City Briefs

General Plan Completion Near | Focus on Trees | Sister City Nanao, Japan

Completion of General Plan Update Near
The updated General Plan – the document that shapes the community and priority projects for some 20 years – is nearing final form.

Goals, policies and programs have been finalized. Final edits are in progress and finishing touches, including graphics, illustrations and photos, will be added before the draft plan is printed and presented to the Planning Commission (scheduled for July).

The next step? We will analyze how the policies, programs and projects presented in the plan will affect the overall community as it exists today. As a result, an Environmental Impact Report (EIR) will be prepared and sent out for public comment. The General Plan will then go to the Planning Commission and finally the City Council, for final review.

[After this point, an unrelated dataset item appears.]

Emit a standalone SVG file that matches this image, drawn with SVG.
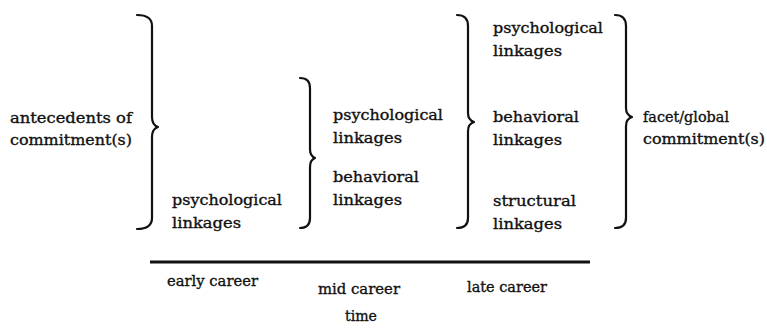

Opportunities for public input are ongoing, visit www.monterey.org/boards  for meeting info and other updates or call 646.3885 (fell@ci.monterey.ca.us)

FOCUS ON TREES
Changes to Tree Laws Sustain Healthy, Green Community
Enhancements to laws regarding trees are designed to help promote, regulate and enforce the preservation of trees.

What you need to know

Facts: Community members need a permit to remove private trees larger than six inches in trunk diameter, and the City also regulates the trimming and removal of City trees.

Updates: Our updated tree law, first approved in 1991, now levies higher fines (civil penalties) when trees are removed without a permit or are excessively pruned. It also more specifically outlines the type and size of required replacement trees when trees are removed with a permit.
To better protect both City and private trees from damage, the ordinance also better defines “excessive pruning” and prohibits such pruning.

The City also designated 15 City trees/tree groupings as “Local Landmark Trees", trees of such unusual size, prominence or health that are of significant value to the community (see photo of Window on the Bay tree grouping). The nomination process for designating
a Landmark Tree includes the tree owner’s consent and City approval. A tag identifying Landmark Trees will state “Local Landmark Tree – Do Not Trim or Remove without City Approval.”

Ultimately, it is the community that provides the strongest support for preserving our urban forest. For more info or to nominate a tree for landmark status, call 646-3860.

Sister City Nanao, Japan
You’ll find Fisherman’s Wharf and a downtown-shopping zone. People from all over the country travel there to take in the beauty and serenity of this west coast town. There’s even a Monterey Jazz Festival event – but English isn’t their native tongue.

Where’s the place? Nanao, Ishikawa Prefecture, Japan; Monterey’s Sister City. Nanao, which means seven mountain peaks, has been our Sister City since 1996. More than 700 Nanao residents, both children and adults, have visited Monterey and in exchange, nearly 300 people from Monterey have made the trek to Nanao, located on the west coast of Honshu Island,  Japan’s largest island.